We would like to test constrained minimization techniques for use in INVERSE. INVERSE LM has trouble with some constrained minimization problems, e.g., case99.inv.inp.
The dataflow for INVERSE might look like this:
- INVERSE parses the input deck and defines a forward model with some unknown parameters. The forward model encapsulates the measured data, a prediction function, and sensitivities. The prediction predicts data as a function of the unknown parameters. The sensitivities are the first derivatives of this function. Ideally the second derivatives could also be available. The forward model also encapsulates constraints in the form Lx=c and Lx<=c.
- The forward model is passed into a goodness-of-fit function.
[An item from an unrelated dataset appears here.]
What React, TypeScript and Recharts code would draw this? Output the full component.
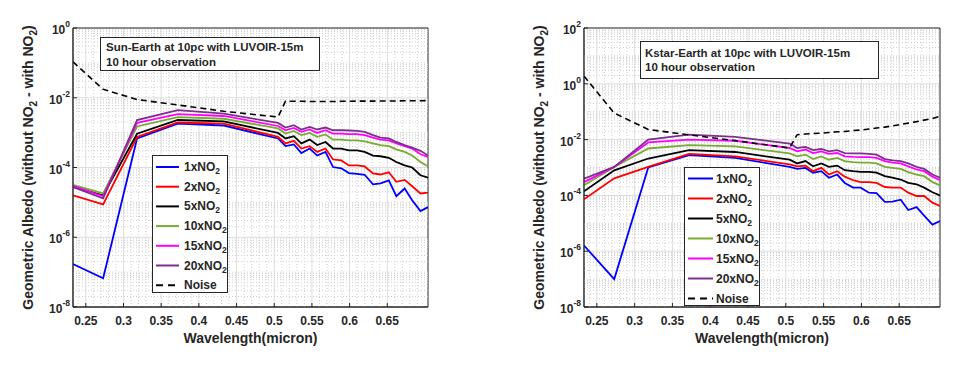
import React from "react";
import {
  LineChart,
  Line,
  XAxis,
  YAxis,
  CartesianGrid,
  ReferenceLine,
  ReferenceArea,
  Legend,
} from "recharts";

// wavelength bins (micron)
const wavelength = [
  0.233, 0.273, 0.318, 0.372, 0.433, 0.505, 0.515, 0.526, 0.536, 0.547, 0.557, 0.568, 0.578,
  0.589, 0.599, 0.61, 0.62, 0.631, 0.641, 0.652, 0.662, 0.673, 0.683, 0.694, 0.704,
];

// Sun-Earth panel
const sun1 = [
  1.7e-7, 6.7e-8, 6.8e-4, 1.8e-3, 1.6e-3, 6.8e-4, 4.1e-4, 4.6e-4, 2.6e-4, 3.5e-4, 2.2e-4, 2.8e-4,
  1.03e-4, 9.5e-5, 6.9e-5, 6.6e-5, 6.2e-5, 3.3e-5, 3.5e-5, 4.3e-5, 1.5e-5, 2.5e-5, 1.15e-5, 5.6e-6, 7.3e-6,
];
const sun2 = [
  1.6e-5, 8.7e-6, 7.5e-4, 1.95e-3, 1.8e-3, 7.6e-4, 4.9e-4, 5.8e-4, 3.5e-4, 4.1e-4, 2.8e-4, 3.5e-4,
  1.7e-4, 1.6e-4, 1.15e-4, 1.15e-4, 1.07e-4, 6.8e-5, 6.3e-5, 7.3e-5, 3.9e-5, 4.4e-5, 2.9e-5, 1.8e-5, 1.9e-5,
];
const sun5 = [
  2.8e-5, 1.6e-5, 9.3e-4, 2.3e-3, 2.1e-3, 9.8e-4, 6.8e-4, 7.9e-4, 4.9e-4, 6.3e-4, 4.4e-4, 5.4e-4,
  3.5e-4, 3.5e-4, 3.1e-4, 3.1e-4, 2.8e-4, 2.2e-4, 2.1e-4, 1.9e-4, 1.44e-4, 1.15e-4, 1.0e-4, 6.0e-5, 5.1e-5,
];
const sun10 = [
  3.2e-5, 1.8e-5, 1.5e-3, 2.8e-3, 2.5e-3, 1.32e-3, 9.4e-4, 1.12e-3, 8.5e-4, 9.8e-4, 7.6e-4, 8.9e-4,
  6.3e-4, 6.3e-4, 6.0e-4, 6.0e-4, 5.6e-4, 4.9e-4, 4.4e-4, 4.1e-4, 3.3e-4, 2.8e-4, 2.2e-4, 1.44e-4, 1.08e-4,
];
const sun15 = [
  3.0e-5, 1.5e-5, 1.9e-3, 3.4e-3, 3.0e-3, 1.55e-3, 1.17e-3, 1.37e-3, 1.05e-3, 1.23e-3, 9.8e-4, 1.17e-3,
  9.4e-4, 9.4e-4, 9.0e-4, 9.0e-4, 8.5e-4, 7.2e-4, 6.3e-4, 6.0e-4, 4.9e-4, 4.1e-4, 3.5e-4, 2.4e-4, 2.0e-4,
];
const sun20 = [
  2.75e-5, 1.3e-5, 2.3e-3, 4.4e-3, 3.5e-3, 1.9e-3, 1.4e-3, 1.63e-3, 1.23e-3, 1.45e-3, 1.23e-3, 1.4e-3,
  1.17e-3, 1.17e-3, 1.15e-3, 1.12e-3, 1.05e-3, 8.5e-4, 7.2e-4, 6.8e-4, 5.4e-4, 4.4e-4, 3.7e-4, 3.0e-4, 2.2e-4,
];
const sunNoise = [
  0.107, 0.0174, 0.0089, 0.0062, 0.0041, 0.0028, 0.008, 0.0079, 0.0079, 0.0078, 0.0078, 0.0078,
  0.0078, 0.0079, 0.0079, 0.008, 0.008, 0.008, 0.0081, 0.0081, 0.0081, 0.0082, 0.0082, 0.0082, 0.0083,
];

// Kstar-Earth panel
const kstar1 = [
  1.6e-6, 1.0e-7, 1.0e-3, 2.8e-3, 2.2e-3, 1.05e-3, 8.9e-4, 9.7e-4, 6.5e-4, 7.4e-4, 4.3e-4, 5.6e-4,
  2.8e-4, 1.9e-4, 1.9e-4, 1.25e-4, 1.2e-4, 5.9e-5, 6.0e-5, 7.0e-5, 3.0e-5, 3.8e-5, 1.9e-5, 9e-6, 1.2e-5,
];
const kstar2 = [
  7.2e-5, 4.1e-4, 1.05e-3, 3.1e-3, 2.5e-3, 1.3e-3, 1.1e-3, 1.17e-3, 7.4e-4, 9.7e-4, 5.6e-4, 7.4e-4,
  4.7e-4, 3.5e-4, 3.0e-4, 3.0e-4, 2.8e-4, 2.0e-4, 1.9e-4, 1.9e-4, 1.25e-4, 9.5e-5, 9.5e-5, 5.5e-5, 4.2e-5,
];
const kstar5 = [
  1.4e-4, 7.9e-4, 2.1e-3, 4.2e-3, 3.6e-3, 1.9e-3, 1.4e-3, 1.7e-3, 1.1e-3, 1.4e-3, 1.05e-3, 1.17e-3,
  8.0e-4, 7.4e-4, 7.0e-4, 7.0e-4, 6.5e-4, 4.9e-4, 4.3e-4, 3.7e-4, 2.8e-4, 2.5e-4, 1.9e-4, 1.3e-4, 1.0e-4,
];
const kstar10 = [
  2.3e-4, 1.05e-3, 4.8e-3, 6.3e-3, 5.7e-3, 3.2e-3, 2.5e-3, 2.9e-3, 2.0e-3, 2.5e-3, 1.9e-3, 2.2e-3,
  1.7e-3, 1.55e-3, 1.5e-3, 1.5e-3, 1.4e-3, 1.05e-3, 9.7e-4, 8.9e-4, 6.8e-4, 5.6e-4, 4.9e-4, 3.0e-4, 2.3e-4,
];
const kstar15 = [
  3.0e-4, 1.05e-3, 7.9e-3, 1.0e-2, 9.1e-3, 5.0e-3, 3.8e-3, 4.4e-3, 3.3e-3, 3.8e-3, 3.1e-3, 3.3e-3,
  2.5e-3, 2.4e-3, 2.35e-3, 2.35e-3, 2.2e-3, 1.7e-3, 1.5e-3, 1.4e-3, 1.1e-3, 8.5e-4, 7.4e-4, 4.7e-4, 3.5e-4,
];
const kstar20 = [
  4.0e-4, 1.05e-3, 1.0e-2, 1.5e-2, 1.25e-2, 7.2e-3, 5.0e-3, 5.5e-3, 4.2e-3, 4.6e-3, 3.8e-3, 4.2e-3,
  3.3e-3, 3.2e-3, 3.2e-3, 3.1e-3, 2.9e-3, 2.0e-3, 1.8e-3, 1.7e-3, 1.4e-3, 1.05e-3, 8.9e-4, 5.6e-4, 4.3e-4,
];
const kstarNoise = [
  1.9, 0.089, 0.023, 0.0148, 0.0092, 0.005, 0.015, 0.0158, 0.0165, 0.017, 0.018, 0.019, 0.0195,
  0.021, 0.022, 0.024, 0.026, 0.028, 0.031, 0.035, 0.039, 0.044, 0.05, 0.057, 0.068,
];

const xTicks = [0.25, 0.3, 0.35, 0.4, 0.45, 0.5, 0.55, 0.6, 0.65];
const sunYTicks = [1e-8, 1e-6, 1e-4, 1e-2, 1];
const kstarYTicks = [1e-8, 1e-6, 1e-4, 1e-2, 1, 100];

const seriesKeys = ["s1", "s2", "s5", "s10", "s15", "s20"];
const seriesNames = ["1x", "2x", "5x", "10x", "15x", "20x"];
const seriesColors = ["#0000ff", "#ff0000", "#000000", "#77ac30", "#ff00ff", "#7e2f8e"];

const FONT = '"Liberation Sans", Arial, Helvetica, sans-serif';
const INK = "#262626";

const buildRows = (cols: number[][], noise: number[]) =>
  wavelength.map((w, i) => {
    const row: any = { w, noise: noise[i] };
    seriesKeys.forEach((k, j) => (row[k] = cols[j][i]));
    return row;
  });

const sunRows = buildRows([sun1, sun2, sun5, sun10, sun15, sun20], sunNoise);
const kstarRows = buildRows([kstar1, kstar2, kstar5, kstar10, kstar15, kstar20], kstarNoise);

// dotted minor grid positions (log decades and 0.01 micron steps)
const minorLog = (lo: number, hi: number) => {
  const out: number[] = [];
  for (let d = lo; d < hi; d++) {
    for (let m = 1; m < 10; m++) {
      if (m === 1 && d % 2 === 0) continue;
      out.push(m * Math.pow(10, d));
    }
  }
  return out;
};
const minorX: number[] = [];
for (let i = 24; i <= 70; i++) if (i % 5 !== 0) minorX.push(i / 100);

const XTick = ({ x, y, payload }: any) => (
  <g>
    <line x1={x} x2={x} y1={y} y2={y - 4} stroke={INK} />
    <text x={x} y={y + 18} textAnchor="middle" fontFamily={FONT} fontWeight="bold" fontSize={12} fill={INK}>
      {payload.value}
    </text>
  </g>
);

const YTick = ({ x, y, payload }: any) => {
  const e = Math.round(Math.log10(payload.value));
  return (
    <g>
      <line x1={x} x2={x + 4} y1={y} y2={y} stroke={INK} />
      <text x={x - 3} y={y + 6} textAnchor="end" fontFamily={FONT} fontWeight="bold" fontSize={12} fill={INK}>
        10
        <tspan dy={-7} fontSize={8.5}>
          {e}
        </tspan>
      </text>
    </g>
  );
};

const Sub = ({ children }: any) => (
  <tspan dy={3} fontSize={8.5}>
    {children}
  </tspan>
);

const LegendBox = ({ width, height, lineEnd, textX, firstY, step }: any) => (
  <svg width={width} height={height} style={{ display: "block", background: "#fff", border: `1px solid ${INK}`, boxSizing: "border-box" }}>
    {seriesNames.map((n, i) => (
      <g key={n}>
        <line x1={3} x2={lineEnd} y1={firstY + i * step} y2={firstY + i * step} stroke={seriesColors[i]} strokeWidth={2} />
        <text x={textX} y={firstY + i * step + 4} fontFamily={FONT} fontWeight="bold" fontSize={12} fill={INK}>
          {n}NO<Sub>2</Sub>
        </text>
      </g>
    ))}
    <line x1={3} x2={lineEnd} y1={firstY + 6 * step} y2={firstY + 6 * step} stroke="#000" strokeWidth={2} strokeDasharray="7 5" />
    <text x={textX} y={firstY + 6 * step + 4} fontFamily={FONT} fontWeight="bold" fontSize={12} fill={INK}>
      Noise
    </text>
  </svg>
);

const Panel = ({ rows, yTicks, yLo, yHi, legend, marginLeft, marginRight }: any) => {
  const yMinor = minorLog(yLo, yHi);
  return (
    <LineChart
      width={legend.chartWidth}
      height={366}
      data={rows}
      margin={{ top: 28, left: marginLeft, right: marginRight, bottom: 29 }}
    >
      <CartesianGrid stroke="#dedede" strokeWidth={1} horizontalValues={yTicks} verticalValues={xTicks} />
      {yMinor.map((v) => (
        <ReferenceLine key={"y" + v} y={v} stroke="#cfcfcf" strokeDasharray="1 2" />
      ))}
      {minorX.map((v) => (
        <ReferenceLine key={"x" + v} x={v} stroke="#cfcfcf" strokeDasharray="1 2" />
      ))}
      <XAxis
        dataKey="w"
        type="number"
        domain={[0.233, 0.704]}
        allowDataOverflow
        ticks={xTicks}
        tick={<XTick />}
        tickSize={0}
        tickMargin={0}
        height={30}
        axisLine={{ stroke: INK }}
        label={{
          content: ({ viewBox }: any) => (
            <text
              x={viewBox.x + viewBox.width / 2}
              y={viewBox.y + 36}
              textAnchor="middle"
              fontFamily={FONT}
              fontWeight="bold"
              fontSize={14}
              fill={INK}
            >
              Wavelength(micron)
            </text>
          ),
        }}
      />
      <YAxis
        type="number"
        scale="log"
        domain={[Math.pow(10, yLo), Math.pow(10, yHi)]}
        allowDataOverflow
        ticks={yTicks}
        tick={<YTick />}
        tickSize={0}
        tickMargin={0}
        width={45}
        axisLine={{ stroke: INK }}
        label={{
          content: ({ viewBox }: any) => {
            const cx = viewBox.x + viewBox.width - 40;
            const cy = viewBox.y + viewBox.height / 2;
            return (
              <text
                x={cx}
                y={cy}
                transform={`rotate(-90, ${cx}, ${cy})`}
                textAnchor="middle"
                fontFamily={FONT}
                fontWeight="bold"
                fontSize={14}
                fill={INK}
              >
                Geometric Albedo (without NO
                <tspan dy={4} fontSize={10}>2</tspan>
                <tspan dy={-4}> - with NO</tspan>
                <tspan dy={4} fontSize={10}>2</tspan>
                <tspan dy={-4}>)</tspan>
              </text>
            );
          },
        }}
      />
      <ReferenceArea
        x1={0.233}
        x2={0.704}
        y1={Math.pow(10, yLo)}
        y2={Math.pow(10, yHi)}
        fill="none"
        stroke={INK}
        strokeWidth={1}
        ifOverflow="visible"
      />
      {seriesKeys.map((k, i) => (
        <Line
          key={k}
          dataKey={k}
          type="linear"
          stroke={seriesColors[i]}
          strokeWidth={1.8}
          dot={false}
          isAnimationActive={false}
        />
      ))}
      <Line
        dataKey="noise"
        type="linear"
        stroke="#000"
        strokeWidth={1.6}
        strokeDasharray="6 4"
        dot={false}
        isAnimationActive={false}
      />
      <Legend
        layout="vertical"
        align="center"
        verticalAlign="middle"
        wrapperStyle={{ left: legend.left, top: legend.top, width: legend.width, height: legend.height }}
        content={() => (
          <LegendBox
            width={legend.width}
            height={legend.height}
            lineEnd={legend.lineEnd}
            textX={legend.textX}
            firstY={legend.firstY}
            step={legend.step}
          />
        )}
      />
    </LineChart>
  );
};

const noteStyle: any = {
  position: "absolute",
  background: "#fff",
  border: `1px solid ${INK}`,
  boxSizing: "border-box",
  fontFamily: FONT,
  fontWeight: "bold",
  fontSize: 11.5,
  color: INK,
  whiteSpace: "nowrap",
};

export default function App() {
  return (
    <div style={{ position: "absolute", left: 0, top: 0, width: 970, height: 366, background: "#fff" }}>
      <div style={{ position: "absolute", left: 0, top: 0 }}>
        <Panel
          rows={sunRows}
          yTicks={sunYTicks}
          yLo={-8}
          yHi={0}
          marginLeft={28}
          marginRight={52}
          legend={{ chartWidth: 480, left: 152, top: 155, width: 76, height: 138, lineEnd: 26, textX: 31, firstY: 11, step: 19.7 }}
        />
      </div>
      <div style={{ position: "absolute", left: 480, top: 0 }}>
        <Panel
          rows={kstarRows}
          yTicks={kstarYTicks}
          yLo={-8}
          yHi={2}
          marginLeft={59}
          marginRight={30}
          legend={{ chartWidth: 490, left: 204, top: 167, width: 76, height: 139, lineEnd: 28, textX: 31, firstY: 10.5, step: 20 }}
        />
      </div>
      <div style={{ ...noteStyle, left: 100, top: 37, width: 220, height: 34, padding: "2px 0 0 5px", lineHeight: "15px" }}>
        Sun-Earth at 10pc with LUVOIR-15m
        <br />
        10 hour observation
      </div>
      <div style={{ ...noteStyle, left: 640, top: 41, width: 239, height: 38, padding: "4px 0 0 4px", lineHeight: "14px" }}>
        Kstar-Earth at 10pc with LUVOIR-15m
        <br />
        10 hour observation
      </div>
    </div>
  );
}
The function compares the measurement to a prediction and provides a scalar metric of the fit. The prediction and the fit metric are a function of the unknowns. For this type of problem, the function is usually chi2. Using the sensitivities, we can also estimate the first and second derivative of chi2. Other work may use likelihood or log-likelihood as a metric.
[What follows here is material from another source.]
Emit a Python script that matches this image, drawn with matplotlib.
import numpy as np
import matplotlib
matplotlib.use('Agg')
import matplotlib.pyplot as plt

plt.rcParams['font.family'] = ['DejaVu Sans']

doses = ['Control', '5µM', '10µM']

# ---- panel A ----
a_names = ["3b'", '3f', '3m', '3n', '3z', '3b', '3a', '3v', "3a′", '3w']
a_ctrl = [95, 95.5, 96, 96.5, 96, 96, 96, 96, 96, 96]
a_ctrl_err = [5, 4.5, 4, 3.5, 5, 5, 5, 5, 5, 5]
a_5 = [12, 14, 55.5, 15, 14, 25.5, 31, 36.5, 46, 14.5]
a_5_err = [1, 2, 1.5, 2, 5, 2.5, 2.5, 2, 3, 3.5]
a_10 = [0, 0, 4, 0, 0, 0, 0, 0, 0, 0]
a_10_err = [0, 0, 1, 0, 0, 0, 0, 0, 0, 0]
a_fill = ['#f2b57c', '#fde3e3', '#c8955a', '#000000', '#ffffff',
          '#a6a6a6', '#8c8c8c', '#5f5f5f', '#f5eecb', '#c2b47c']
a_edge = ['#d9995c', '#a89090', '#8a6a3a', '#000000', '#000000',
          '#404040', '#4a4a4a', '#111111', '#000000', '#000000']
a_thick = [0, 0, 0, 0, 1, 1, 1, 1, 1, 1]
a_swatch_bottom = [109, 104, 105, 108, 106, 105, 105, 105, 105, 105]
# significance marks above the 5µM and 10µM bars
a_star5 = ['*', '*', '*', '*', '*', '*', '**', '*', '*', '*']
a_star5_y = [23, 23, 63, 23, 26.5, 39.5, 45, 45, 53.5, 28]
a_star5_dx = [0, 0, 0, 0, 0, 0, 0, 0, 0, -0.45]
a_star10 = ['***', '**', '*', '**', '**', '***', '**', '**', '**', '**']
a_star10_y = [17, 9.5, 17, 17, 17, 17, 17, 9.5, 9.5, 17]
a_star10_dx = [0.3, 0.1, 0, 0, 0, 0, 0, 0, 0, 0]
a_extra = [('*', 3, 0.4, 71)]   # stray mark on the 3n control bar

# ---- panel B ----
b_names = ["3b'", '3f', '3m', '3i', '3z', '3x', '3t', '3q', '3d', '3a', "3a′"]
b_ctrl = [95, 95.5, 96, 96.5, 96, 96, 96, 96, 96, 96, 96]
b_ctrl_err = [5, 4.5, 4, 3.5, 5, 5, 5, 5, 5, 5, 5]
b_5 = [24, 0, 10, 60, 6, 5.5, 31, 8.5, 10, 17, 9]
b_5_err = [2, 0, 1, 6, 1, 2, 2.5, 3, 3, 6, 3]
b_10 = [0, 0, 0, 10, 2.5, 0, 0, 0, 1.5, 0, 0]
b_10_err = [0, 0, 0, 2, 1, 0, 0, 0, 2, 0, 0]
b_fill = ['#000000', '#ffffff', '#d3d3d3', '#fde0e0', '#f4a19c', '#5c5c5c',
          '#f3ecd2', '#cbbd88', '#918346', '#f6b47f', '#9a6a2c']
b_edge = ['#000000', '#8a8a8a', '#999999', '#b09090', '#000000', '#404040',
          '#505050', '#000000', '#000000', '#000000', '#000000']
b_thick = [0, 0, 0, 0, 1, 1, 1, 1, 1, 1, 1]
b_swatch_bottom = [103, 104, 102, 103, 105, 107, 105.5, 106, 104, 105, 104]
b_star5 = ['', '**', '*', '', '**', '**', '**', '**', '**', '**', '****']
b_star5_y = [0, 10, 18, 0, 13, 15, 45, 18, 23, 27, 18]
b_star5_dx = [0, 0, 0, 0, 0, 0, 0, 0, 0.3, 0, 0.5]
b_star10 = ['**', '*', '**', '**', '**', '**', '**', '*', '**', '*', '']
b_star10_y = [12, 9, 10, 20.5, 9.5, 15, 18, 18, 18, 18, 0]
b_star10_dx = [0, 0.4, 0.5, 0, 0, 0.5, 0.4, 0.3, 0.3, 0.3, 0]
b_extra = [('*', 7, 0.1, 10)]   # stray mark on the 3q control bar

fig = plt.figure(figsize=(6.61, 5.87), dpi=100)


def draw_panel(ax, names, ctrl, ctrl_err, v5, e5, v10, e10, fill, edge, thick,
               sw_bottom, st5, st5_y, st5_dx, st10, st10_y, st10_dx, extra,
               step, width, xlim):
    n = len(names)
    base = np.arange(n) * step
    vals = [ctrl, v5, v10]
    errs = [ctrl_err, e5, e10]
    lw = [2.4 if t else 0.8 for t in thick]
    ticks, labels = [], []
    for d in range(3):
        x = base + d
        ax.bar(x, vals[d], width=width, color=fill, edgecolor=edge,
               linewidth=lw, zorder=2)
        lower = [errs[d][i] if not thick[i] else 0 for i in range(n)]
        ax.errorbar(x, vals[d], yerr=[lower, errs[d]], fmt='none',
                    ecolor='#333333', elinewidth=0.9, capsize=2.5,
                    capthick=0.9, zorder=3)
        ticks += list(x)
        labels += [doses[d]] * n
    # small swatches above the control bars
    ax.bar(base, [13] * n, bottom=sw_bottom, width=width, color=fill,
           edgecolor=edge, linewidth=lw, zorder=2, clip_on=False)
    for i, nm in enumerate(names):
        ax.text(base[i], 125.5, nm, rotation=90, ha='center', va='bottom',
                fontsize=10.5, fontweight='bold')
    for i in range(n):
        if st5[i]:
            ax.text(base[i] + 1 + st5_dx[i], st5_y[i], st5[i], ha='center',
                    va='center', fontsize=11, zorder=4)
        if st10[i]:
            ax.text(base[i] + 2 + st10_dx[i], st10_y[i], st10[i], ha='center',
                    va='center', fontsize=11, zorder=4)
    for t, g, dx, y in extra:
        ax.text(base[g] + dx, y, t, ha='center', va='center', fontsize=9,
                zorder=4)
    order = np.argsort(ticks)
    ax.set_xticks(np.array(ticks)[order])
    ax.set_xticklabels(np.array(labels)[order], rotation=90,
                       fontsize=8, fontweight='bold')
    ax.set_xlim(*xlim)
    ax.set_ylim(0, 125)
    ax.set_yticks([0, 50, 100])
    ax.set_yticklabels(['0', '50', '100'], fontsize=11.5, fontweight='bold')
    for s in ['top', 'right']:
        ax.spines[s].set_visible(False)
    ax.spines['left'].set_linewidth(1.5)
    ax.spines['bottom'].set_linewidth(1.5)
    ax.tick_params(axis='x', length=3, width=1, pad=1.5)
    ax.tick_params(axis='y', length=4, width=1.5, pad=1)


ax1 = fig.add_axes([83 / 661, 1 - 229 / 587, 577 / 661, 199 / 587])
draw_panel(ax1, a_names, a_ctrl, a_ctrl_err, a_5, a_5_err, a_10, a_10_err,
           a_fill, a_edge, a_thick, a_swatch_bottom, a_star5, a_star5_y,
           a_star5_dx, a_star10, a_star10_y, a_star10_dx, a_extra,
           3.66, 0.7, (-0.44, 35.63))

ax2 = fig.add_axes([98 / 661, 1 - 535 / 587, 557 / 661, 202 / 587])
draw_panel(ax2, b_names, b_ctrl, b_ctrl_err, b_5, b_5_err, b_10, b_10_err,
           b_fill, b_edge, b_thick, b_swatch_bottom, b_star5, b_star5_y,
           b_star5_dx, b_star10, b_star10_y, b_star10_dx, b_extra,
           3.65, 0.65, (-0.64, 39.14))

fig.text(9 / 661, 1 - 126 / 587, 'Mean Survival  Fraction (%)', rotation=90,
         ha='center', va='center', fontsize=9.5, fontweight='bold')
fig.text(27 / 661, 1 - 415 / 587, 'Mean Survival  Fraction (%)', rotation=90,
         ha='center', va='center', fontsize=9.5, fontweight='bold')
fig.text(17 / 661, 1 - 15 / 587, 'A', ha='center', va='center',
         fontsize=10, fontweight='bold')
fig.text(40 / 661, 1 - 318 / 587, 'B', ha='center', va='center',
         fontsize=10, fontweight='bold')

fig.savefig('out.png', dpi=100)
- This fitness function and the forward model constraints are passed to a constraint handler. This could be a linear penalty, Bardsley's active set approach, or log barriers. The constraint handler combines chi2 (or any other minimization objective) and the constraints into an unconstrained minimization objective (UMO). The UMO is defined such that its minimum must satisfy the constraints.
- That UMO is then passed into a minimization step. This could be LM or Newton's method with line search. Old parameters are passed into the step; new parameters are returned from the step.
- The constraint handler and minimization step alternate. As the solution converges, the UMO will change.
This issue will implement constraint handlers (active set and log barrier) and minimization steps (LM and Newton with line search), then test them on constrained-minimization test functions. The work will be drafted in Python, then migrated to C++.